Despite the gastronomic goofs, Stoakley says they managed to take it all in stride.
“We really had a good weekend,” she says. “It didn’t ruin the friendships and we all made it through.”
To help things go smoothly on your own shared-vacation outings, consider these tips:
• Pick one person as the coordinator who can find out what staples the vacation rental provides, compile shopping lists, collect money or make dinner reservations. Consider rewarding the coordinator with a pass on cooking or cleaning.
• Plan how duties will be shared. Is a person responsible for an entire day’s meals, a single meal or just part of a meal? Decide who will clean up.
• Discuss allergies and dietary restrictions. A peanut allergy, for example, might also mean no peanut oil, which can be found in a variety of foods, from pesto to chocolate. Depending on your crowd, chefs may be perfectly willing to accommodate vegetarians, vegans, Paleos and others — or they may find it a great imposition. Either way, best to hash it out in advance.

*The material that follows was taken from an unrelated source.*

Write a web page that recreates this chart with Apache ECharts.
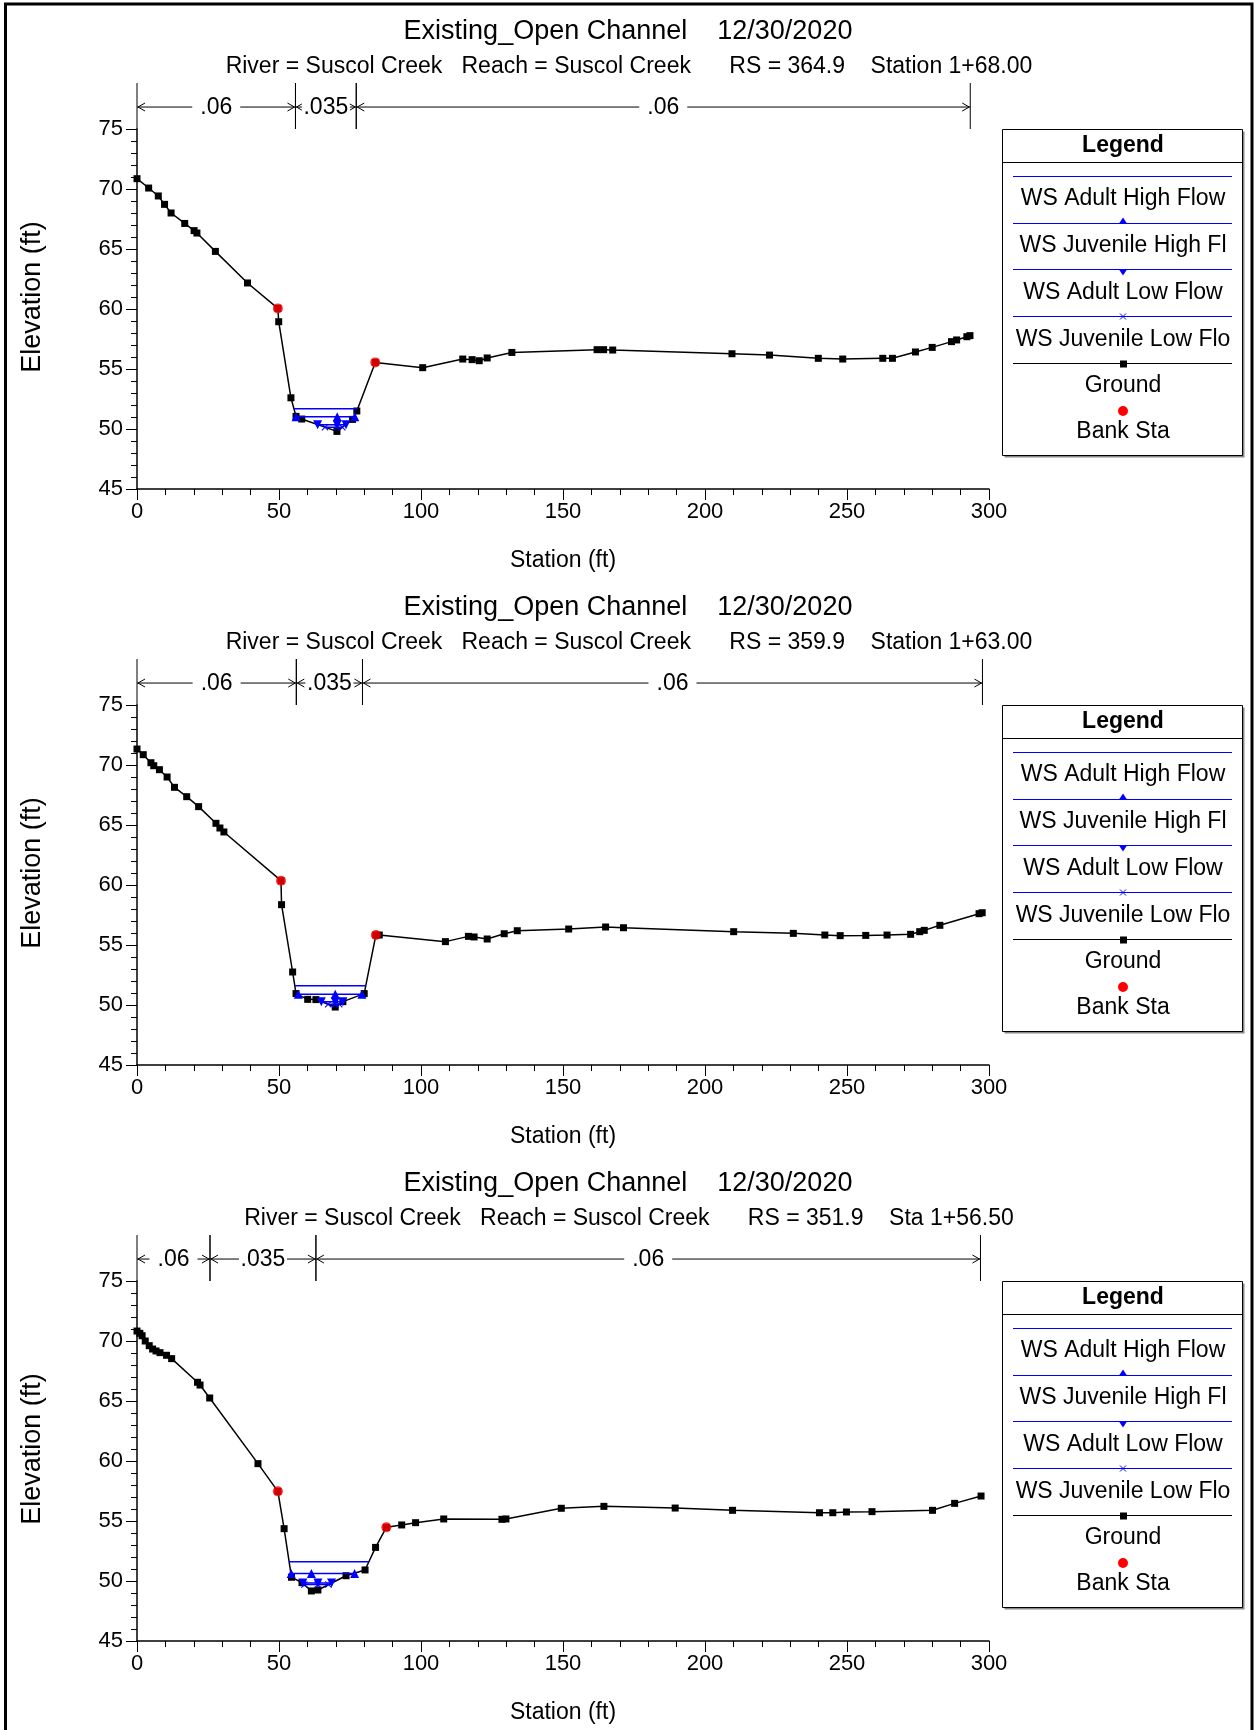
<!DOCTYPE html>
<html>
<head>
<meta charset="utf-8">
<script src="https://cdn.jsdelivr.net/npm/echarts@6/dist/echarts.min.js"></script>
<style>
html,body{margin:0;padding:0;background:#fff;}
#chart{width:1255px;height:1730px;}
</style>
</head>
<body>
<div id="chart"></div>
<script>
var mainTitle = 'Existing_Open Channel    12/30/2020';
var subTitles = [
	'River = Suscol Creek   Reach = Suscol Creek      RS = 364.9    Station 1+68.00',
	'River = Suscol Creek   Reach = Suscol Creek      RS = 359.9    Station 1+63.00',
	'River = Suscol Creek   Reach = Suscol Creek      RS = 351.9    Sta 1+56.50'
];
var legendNames = ['WS Adult High Flow', 'WS Juvenile High Fl', 'WS Adult Low Flow', 'WS Juvenile Low Flo', 'Ground', 'Bank Sta'];

//RS 364.9
var ground1 = [[0,70.86],[4.1,70.08],[7.5,69.42],[9.7,68.72],[12.0,68.0],[16.8,67.13],[20.1,66.53],[21.1,66.33],[27.6,64.8],[38.9,62.17],[49.6,60.05],[49.9,58.94],[54.2,52.6],[56.0,51.05],[58.0,50.83],[70.4,49.8],[75.9,50.8],[77.4,51.5],[83.9,55.55],[100.6,55.11],[114.7,55.83],[118.0,55.78],[120.5,55.69],[123.3,55.92],[132.0,56.38],[162.0,56.61],[164.3,56.61],[167.5,56.58],[209.5,56.27],[222.7,56.16],[239.9,55.89],[248.5,55.83],[262.6,55.89],[266.0,55.89],[274.1,56.42],[280.0,56.8],[286.8,57.28],[288.6,57.42],[292.2,57.69],[293.3,57.78]];
var adultHigh1 = [[55.3,51.69],[77.6,51.69]];
var juvHigh1 = [[56.0,51.02],[70.5,51.02],[76.7,51.02]];
var adultLow1 = [[63.6,50.35],[70.5,50.35],[73.6,50.35]];
var juvLow1 = [[66.2,50.15],[70.4,50.15],[72.3,50.15]];
var bank1 = [[49.6,60.05],[83.9,55.55]];
var nBreaks1 = [0, 55.8, 77.2, 293.4];

//RS 359.9
var ground2 = [[0,71.33],[2.2,70.86],[4.9,70.19],[5.9,69.94],[7.9,69.61],[10.6,69.0],[13.2,68.14],[17.5,67.36],[21.7,66.53],[27.8,65.14],[29.2,64.75],[30.6,64.42],[50.7,60.36],[50.9,58.36],[54.8,52.75],[56.0,50.95],[60.1,50.47],[63.0,50.45],[69.8,49.83],[72.5,50.28],[80.0,50.95],[84.1,55.83],[85.3,55.83],[108.6,55.28],[116.7,55.72],[118.7,55.67],[123.3,55.5],[129.3,55.94],[133.9,56.19],[152.0,56.33],[165.0,56.5],[171.3,56.44],[210.1,56.11],[231.1,55.97],[242.2,55.83],[247.6,55.78],[256.6,55.8],[264.1,55.83],[272.4,55.89],[275.6,56.11],[277.2,56.22],[282.7,56.64],[296.5,57.61],[297.6,57.69]];
var adultHigh2 = [[55.6,51.61],[80.5,51.61]];
var juvHigh2 = [[56.8,50.9],[69.8,50.9],[79.2,50.9]];
var adultLow2 = [[64.9,50.28],[69.8,50.28],[72.5,50.28]];
var juvLow2 = [[67.3,50.06],[69.8,50.06],[71.2,50.06]];
var bank2 = [[50.7,60.36],[84.1,55.83]];
var nBreaks2 = [0, 56.1, 79.4, 297.7];

//RS 351.9
var ground3 = [[0,70.83],[1.0,70.64],[1.8,70.44],[2.9,70.0],[4.3,69.61],[5.5,69.33],[6.7,69.17],[8.1,69.03],[10.4,68.81],[12.2,68.53],[21.3,66.56],[22.2,66.33],[25.6,65.25],[42.6,59.78],[49.6,57.47],[51.8,54.36],[54.4,50.31],[58.1,49.86],[61.4,49.17],[63.7,49.25],[73.6,50.44],[80.3,50.92],[84.0,52.8],[87.8,54.47],[93.2,54.67],[98.1,54.86],[108.0,55.17],[128.5,55.14],[129.9,55.17],[149.4,56.06],[164.4,56.22],[189.5,56.08],[209.7,55.89],[240.3,55.69],[245.0,55.69],[249.8,55.75],[258.8,55.78],[280.1,55.89],[287.9,56.47],[297.2,57.08]];
var adultHigh3 = [[53.6,51.61],[81.7,51.61]];
var juvHigh3 = [[54.3,50.62],[61.4,50.62],[76.6,50.62]];
var adultLow3 = [[58.4,49.83],[63.7,49.83],[68.5,49.83]];
var juvLow3 = [[58.9,49.7],[63.7,49.7],[67.4,49.7]];
var bank3 = [[49.6,57.47],[87.8,54.47]];
var nBreaks3 = [0, 25.7, 63.0, 297.0];

var nValues = ['.06', '.035', '.06'];

var panels = [
	{sub: subTitles[0], ground: ground1, ah: adultHigh1, jh: juvHigh1, al: adultLow1, jl: juvLow1, bank: bank1, nb: nBreaks1},
	{sub: subTitles[1], ground: ground2, ah: adultHigh2, jh: juvHigh2, al: adultLow2, jl: juvLow2, bank: bank2, nb: nBreaks2},
	{sub: subTitles[2], ground: ground3, ah: adultHigh3, jh: juvHigh3, al: adultLow3, jl: juvLow3, bank: bank3, nb: nBreaks3}
];

var FONT = '"Liberation Sans", Arial, sans-serif';
var BLUE = '#0000ff';
var crossPath = 'path://M0,1L1,0L5,4L9,0L10,1L6,5L10,9L9,10L5,6L1,10L0,9L4,5Z';
var yArrow = 76.83, yTopN = 78.83;

function blk() {
	return {stroke: '#000', lineWidth: 1, fill: null};
}

//糙率分区标注
function nRender(labels) {
	return function(params, api) {
		var x0 = api.value(0), x1 = api.value(1);
		var a = api.coord([x0, yArrow]), b = api.coord([x1, yArrow]);
		var t0 = api.coord([x0, yTopN]), f0 = api.coord([x0, 75]);
		var t1 = api.coord([x1, yTopN]), f1 = api.coord([x1, 75]);
		return {
			type: 'group',
			children: [
				{type: 'line', shape: {x1: a[0], y1: a[1], x2: b[0], y2: b[1]}, style: blk()},
				{type: 'polyline', shape: {points: [[a[0] + 8, a[1] - 4], [a[0] + 1, a[1]], [a[0] + 8, a[1] + 4]]}, style: blk()},
				{type: 'polyline', shape: {points: [[b[0] - 8, b[1] - 4], [b[0] - 1, b[1]], [b[0] - 8, b[1] + 4]]}, style: blk()},
				{type: 'line', shape: {x1: t0[0], y1: t0[1], x2: f0[0], y2: f0[1]}, style: blk()},
				{type: 'line', shape: {x1: t1[0], y1: t1[1], x2: f1[0], y2: f1[1]}, style: blk()},
				{type: 'rect', shape: {x: (a[0] + b[0]) / 2 - 24, y: a[1] - 10, width: 48, height: 20}, style: {fill: '#fff'}},
				{type: 'text', style: {
					text: labels[params.dataIndex], x: (a[0] + b[0]) / 2, y: a[1] + 1,
					align: 'center', verticalAlign: 'middle', fill: '#000',
					font: '23px ' + FONT
				}}
			]
		};
	};
}

//图例框
function legendGraphics(T) {
	var cx = 1123, lx0 = 1013, lx1 = 1232;
	var g = [];
	g.push({type: 'rect', shape: {x: 1004.5, y: T + 2.5, width: 240, height: 326}, style: {fill: '#888'}, z: 10});
	g.push({type: 'rect', shape: {x: 1002.5, y: T + 0.5, width: 240, height: 326}, style: {fill: '#fff', stroke: '#000', lineWidth: 1}, z: 10});
	g.push({type: 'line', shape: {x1: 1002.5, y1: T + 33.5, x2: 1242.5, y2: T + 33.5}, style: {stroke: '#000', lineWidth: 1}, z: 11});
	g.push({type: 'text', style: {text: 'Legend', x: cx, y: T + 17, align: 'center', verticalAlign: 'middle', font: 'bold 23px ' + FONT, fill: '#000'}, z: 11});
	var lineYs = [47, 94, 140, 187, 234];
	var textYs = [70, 117, 164, 211, 257];
	for (var k = 0; k < 5; k++) {
		var col = k < 4 ? BLUE : '#000';
		g.push({type: 'line', shape: {x1: lx0, y1: T + lineYs[k] + 0.5, x2: lx1, y2: T + lineYs[k] + 0.5}, style: {stroke: col, lineWidth: 1}, z: 11});
		g.push({type: 'text', style: {text: legendNames[k], x: cx, y: T + textYs[k], align: 'center', verticalAlign: 'middle', font: '23px ' + FONT, fill: '#000'}, z: 11});
	}
	var y1 = T + lineYs[1] + 0.5, y2 = T + lineYs[2] + 0.5, y3 = T + lineYs[3] + 0.5, y4 = T + lineYs[4] + 0.5;
	g.push({type: 'polygon', shape: {points: [[cx - 4, y1], [cx + 4, y1], [cx, y1 - 6]]}, style: {fill: BLUE}, z: 12});
	g.push({type: 'polygon', shape: {points: [[cx - 4, y2], [cx + 4, y2], [cx, y2 + 6]]}, style: {fill: BLUE}, z: 12});
	g.push({type: 'line', shape: {x1: cx - 3, y1: y3 - 3, x2: cx + 3, y2: y3 + 3}, style: {stroke: BLUE, lineWidth: 1}, z: 12});
	g.push({type: 'line', shape: {x1: cx - 3, y1: y3 + 3, x2: cx + 3, y2: y3 - 3}, style: {stroke: BLUE, lineWidth: 1}, z: 12});
	g.push({type: 'rect', shape: {x: cx - 3, y: y4 - 3, width: 7, height: 7}, style: {fill: '#000'}, z: 12});
	g.push({type: 'circle', shape: {cx: cx, cy: T + 282, r: 5}, style: {fill: '#ff0000'}, z: 12});
	g.push({type: 'text', style: {text: legendNames[5], x: cx, y: T + 303, align: 'center', verticalAlign: 'middle', font: '23px ' + FONT, fill: '#000'}, z: 11});
	return g;
}

function buildOption(safe) {
	var grids = [], xAxes = [], yAxes = [], series = [], elements = [];
	for (var i = 0; i < panels.length; i++) {
		var p = panels[i];
		var top = 129 + i * 576;
		grids.push({left: 137, top: top, width: 852, height: 360});
		var xa = {
			gridIndex: i, type: 'value', min: 0, max: 300, interval: 50,
			axisLine: {show: true, onZero: false, lineStyle: {color: '#000', width: 1.5}},
			axisTick: {show: true, length: 11, lineStyle: {color: '#000', width: 1}},
			splitLine: {show: false},
			axisLabel: {color: '#000', fontSize: 22, fontFamily: FONT, margin: 12}
		};
		var ya = {
			gridIndex: i, type: 'value', min: 45, max: 75, interval: 5,
			axisLine: {show: true, onZero: false, lineStyle: {color: '#000', width: 1.5}},
			axisTick: {show: true, length: 11, lineStyle: {color: '#000', width: 1}},
			splitLine: {show: false},
			axisLabel: {color: '#000', fontSize: 22, fontFamily: FONT, margin: 14}
		};
		if (!safe) {
			xa.minorTick = {show: true, splitNumber: 5, length: 6, lineStyle: {color: '#000', width: 1}};
			ya.minorTick = {show: true, splitNumber: 5, length: 6, lineStyle: {color: '#000', width: 1}};
			xa.name = 'Station (ft)'; xa.nameLocation = 'middle'; xa.nameGap = 60;
			xa.nameTextStyle = {color: '#000', fontSize: 23, fontFamily: FONT};
		}
		xAxes.push(xa);
		yAxes.push(ya);

		series.push({
			name: legendNames[4], type: 'line', xAxisIndex: i, yAxisIndex: i, data: p.ground,
			symbol: 'rect', symbolSize: 7,
			lineStyle: {color: '#000', width: 1.5}, itemStyle: {color: '#000'}, z: 3
		});
		series.push({
			name: legendNames[0], type: 'line', xAxisIndex: i, yAxisIndex: i, data: p.ah,
			symbol: 'none', lineStyle: {color: BLUE, width: 1.5}, z: 4
		});
		series.push({
			name: legendNames[1], type: 'line', xAxisIndex: i, yAxisIndex: i, data: p.jh,
			symbol: 'triangle', symbolSize: 9, lineStyle: {color: BLUE, width: 1.5}, itemStyle: {color: BLUE}, z: 4
		});
		series.push({
			name: legendNames[2], type: 'line', xAxisIndex: i, yAxisIndex: i, data: p.al,
			symbol: 'triangle', symbolRotate: 180, symbolSize: 9, lineStyle: {color: BLUE, width: 1.5}, itemStyle: {color: BLUE}, z: 4
		});
		series.push({
			name: legendNames[3], type: 'line', xAxisIndex: i, yAxisIndex: i, data: p.jl,
			symbol: crossPath, symbolSize: 7, lineStyle: {color: BLUE, width: 1.5}, itemStyle: {color: BLUE}, z: 4
		});
		series.push({
			name: legendNames[5], type: 'scatter', xAxisIndex: i, yAxisIndex: i, data: p.bank,
			symbol: 'circle', symbolSize: 10, itemStyle: {color: '#ff0000'}, z: 5
		});

		var regions = [];
		for (var k = 0; k < p.nb.length - 1; k++) {
			regions.push([p.nb[k], p.nb[k + 1], yArrow]);
		}
		series.push({
			type: 'custom', xAxisIndex: i, yAxisIndex: i, clip: false, silent: true,
			renderItem: nRender(nValues), data: regions
		});

		elements.push({type: 'text', style: {text: mainTitle, x: 628, y: 32 + i * 576, align: 'center', verticalAlign: 'middle', font: '27px ' + FONT, fill: '#000'}});
		elements.push({type: 'text', style: {text: p.sub, x: 629, y: 67 + i * 576, align: 'center', verticalAlign: 'middle', font: '23px ' + FONT, fill: '#000'}});
		elements.push({type: 'text', x: 33, y: 297 + i * 576, rotation: Math.PI / 2,
			style: {text: 'Elevation (ft)', x: 0, y: 0, align: 'center', verticalAlign: 'middle', font: '27px ' + FONT, fill: '#000'}});
		if (safe) {
			elements.push({type: 'text', style: {text: 'Station (ft)', x: 563, y: 561 + i * 576, align: 'center', verticalAlign: 'middle', font: '23px ' + FONT, fill: '#000'}});
		}
		elements = elements.concat(legendGraphics(top));
	}
	//外框
	elements.push({type: 'rect', shape: {x: 5.5, y: 4, width: 1246.5, height: 1800}, style: {fill: null, stroke: '#000', lineWidth: 3}, z: 20});
	return {
		animation: false,
		backgroundColor: '#fff',
		grid: grids,
		xAxis: xAxes,
		yAxis: yAxes,
		series: series,
		graphic: {elements: elements}
	};
}

var dom = document.getElementById('chart');
var chart = echarts.init(dom);
try {
	chart.setOption(buildOption(false));
} catch (e) {
	chart.dispose();
	chart = echarts.init(dom);
	chart.setOption(buildOption(true));
}
</script>
</body>
</html>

• If you, or yours, are picky eaters, bring your own food and make sure others know it’s not up for grabs.
• Figure out how to manage shopping and expenses. Will it be done jointly or is each individual responsible for his or her own ingredients?
“You have to be laid-back and go with the flow,” Stoakley says. “It’s just for a short period of time. It’s not forever.”
And, if coordinating cooking seems daunting, another helpful option is to consider hiring a private chef for your group.
That’s what Maureen Bee of Fort Collins, Colo., enjoyed when she and her family vacationed in Acapulco, Mexico, with five other families.
“They cooked all of our meals, did all of our grocery shopping, got all of our booze, everything,” she says, adding that the pros also provided snacks during the day, bartenders at night, several cooks in the kitchen plus servers. “It was like having a restaurant in our villa.”
At the end of the trip, the group calculated in the gratuity and split the bill.
To find a private cook, check with your rental company or call caterers at your destination. Many chefs also maintain websites.
Prices vary by menu and location. For instance, CaboVillas.com is a company that handles rentals in Mexico’s Baja Peninsula, and spokeswoman Julie Byrd says a full-service catered dinner would start at $35 per person, while breakfasts begin at $15 and lunches at $25.
For cooking-aversive vacationers like Lando, who eats out routinely, it’s a real pleasure to savor the home-cooked meals that come with his summer getaway. And the icing on the cake?
“The real treat is being able to have dinner with my whole family,” he says.